Todos trabalham com a idéia de que o Brasil suporta tudo. Uns e outros podem protestar, mas as eleições vão se suceder com a regularidade mecânica das estações do ano. Os inconformados, portanto, devem partir.
O cenário será de eleições poderosas colocando em presença as grandes agências, os grandes truques, os grandes equipamentos -o Photoshop se encarrega de mostrar as mudanças na sua expressão triunfante.
A tática da esquerda no governo, a mesma da Velha Senhora de Dürrenmatt ("O mundo fez de mim uma puta, farei do mundo um bordel"), acabou ditando os rumos. Uma grande massa de dinheiro estará em jogo, buscando os que querem, de certa forma, trocar seu voto por ela. Um voto por uma boa imagem, um voto por um bom show, um voto por alguns tijolos, por uma bolsa de estudo.
Talvez seja ingenuidade pensar que a política se manteria fora das trocas capitalistas, que envolvem até o amor e o casamento, hoje feito com contratos milionários.
Se os excluídos e os insatisfeitos vierem, gostaria de ficar um pouco, pelo menos até indicar alguns caminhos, entre os escombros desse universo que habitei. Se reduzirem sua insatisfação a algumas piadas de bar, alegorias carnavalescas e o ranger de dentes dos que percebem, mas não podem tudo mudar, bem, nesse caso, será preciso voar mais alto.
De avião, barco, carroça percorrer o país, não mais essas tardes vazias, curvas mil, documentar, conversar, deixar em milhões de pixels, palavras, fotos prateadas o testemunho de um magnífico fracasso.
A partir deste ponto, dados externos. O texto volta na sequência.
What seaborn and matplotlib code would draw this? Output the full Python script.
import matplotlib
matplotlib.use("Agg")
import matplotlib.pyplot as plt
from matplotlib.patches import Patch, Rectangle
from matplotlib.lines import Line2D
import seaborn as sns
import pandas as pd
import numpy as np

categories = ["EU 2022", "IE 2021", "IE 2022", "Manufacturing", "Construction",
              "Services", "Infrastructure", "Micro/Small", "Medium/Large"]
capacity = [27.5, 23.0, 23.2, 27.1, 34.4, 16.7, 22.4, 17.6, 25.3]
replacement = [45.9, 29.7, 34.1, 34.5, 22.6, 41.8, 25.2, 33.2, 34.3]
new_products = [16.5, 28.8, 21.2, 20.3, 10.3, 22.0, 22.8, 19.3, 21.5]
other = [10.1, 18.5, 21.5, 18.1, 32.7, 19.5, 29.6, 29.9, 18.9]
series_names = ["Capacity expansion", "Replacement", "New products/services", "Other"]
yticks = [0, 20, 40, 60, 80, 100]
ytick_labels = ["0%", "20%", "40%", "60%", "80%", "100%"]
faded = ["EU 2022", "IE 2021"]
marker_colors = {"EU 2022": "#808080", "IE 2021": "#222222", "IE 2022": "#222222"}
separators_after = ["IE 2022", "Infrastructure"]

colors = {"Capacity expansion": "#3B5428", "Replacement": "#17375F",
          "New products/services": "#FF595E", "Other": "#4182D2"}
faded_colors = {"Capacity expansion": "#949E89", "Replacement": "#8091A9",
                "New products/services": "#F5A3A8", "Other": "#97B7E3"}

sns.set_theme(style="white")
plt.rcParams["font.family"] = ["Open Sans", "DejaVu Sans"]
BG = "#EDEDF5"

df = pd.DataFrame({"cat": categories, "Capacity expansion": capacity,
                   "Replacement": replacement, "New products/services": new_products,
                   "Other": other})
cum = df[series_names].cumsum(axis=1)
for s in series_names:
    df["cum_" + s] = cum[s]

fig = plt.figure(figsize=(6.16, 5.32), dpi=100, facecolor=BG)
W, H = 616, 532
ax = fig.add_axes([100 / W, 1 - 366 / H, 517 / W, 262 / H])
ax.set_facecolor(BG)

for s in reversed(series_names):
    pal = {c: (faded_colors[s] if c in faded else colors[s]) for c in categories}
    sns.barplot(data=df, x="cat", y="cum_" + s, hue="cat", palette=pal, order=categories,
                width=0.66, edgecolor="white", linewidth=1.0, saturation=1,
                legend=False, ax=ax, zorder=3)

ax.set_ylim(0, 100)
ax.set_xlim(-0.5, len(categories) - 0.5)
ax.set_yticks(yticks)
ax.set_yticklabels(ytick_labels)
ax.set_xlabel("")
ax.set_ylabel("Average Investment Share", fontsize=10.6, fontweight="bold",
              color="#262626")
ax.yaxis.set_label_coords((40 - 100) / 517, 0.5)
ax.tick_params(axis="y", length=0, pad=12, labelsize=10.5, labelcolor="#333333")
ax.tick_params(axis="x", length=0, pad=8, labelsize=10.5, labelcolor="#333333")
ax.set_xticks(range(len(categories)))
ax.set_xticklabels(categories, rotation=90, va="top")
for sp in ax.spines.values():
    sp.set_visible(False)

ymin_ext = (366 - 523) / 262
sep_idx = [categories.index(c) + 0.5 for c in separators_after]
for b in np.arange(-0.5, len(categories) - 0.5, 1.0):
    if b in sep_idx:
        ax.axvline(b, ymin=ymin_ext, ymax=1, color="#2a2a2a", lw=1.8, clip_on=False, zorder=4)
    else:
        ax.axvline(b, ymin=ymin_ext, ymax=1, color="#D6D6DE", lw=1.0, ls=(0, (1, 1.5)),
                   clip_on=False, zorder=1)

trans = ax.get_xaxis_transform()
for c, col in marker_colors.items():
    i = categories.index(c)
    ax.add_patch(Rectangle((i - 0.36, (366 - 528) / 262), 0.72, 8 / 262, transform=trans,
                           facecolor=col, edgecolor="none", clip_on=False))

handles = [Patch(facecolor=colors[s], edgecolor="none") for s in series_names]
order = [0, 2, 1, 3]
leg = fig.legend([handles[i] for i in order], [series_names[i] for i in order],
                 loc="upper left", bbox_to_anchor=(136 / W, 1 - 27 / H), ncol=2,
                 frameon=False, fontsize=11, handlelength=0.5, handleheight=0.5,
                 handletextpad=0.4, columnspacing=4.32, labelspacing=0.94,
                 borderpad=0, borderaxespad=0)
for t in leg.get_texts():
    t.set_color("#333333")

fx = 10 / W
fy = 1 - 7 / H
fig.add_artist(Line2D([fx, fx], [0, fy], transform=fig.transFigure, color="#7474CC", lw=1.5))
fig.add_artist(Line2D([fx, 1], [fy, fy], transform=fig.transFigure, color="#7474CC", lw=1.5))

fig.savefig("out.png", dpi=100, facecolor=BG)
Depois de quase 50 anos de vida pública, isso pode ser visto apenas como uma forma de se aposentar. Como um francês que leva sua asa-delta para as montanhas dos Pancas, no Espírito Santo, e voa até Governador Valadares, em Minas. Este nasceu para voar solitariamente. Quando os atores caminham celeremente para a tragédia, anunciar, contar histórias e documentar é um vôo solidário, uma suave dimensão da política, sem lições de moral, "jeremiadas"; uma tentativa derradeira de realizar o verso do velho Drummond: "A vida apenas, sem mistificação".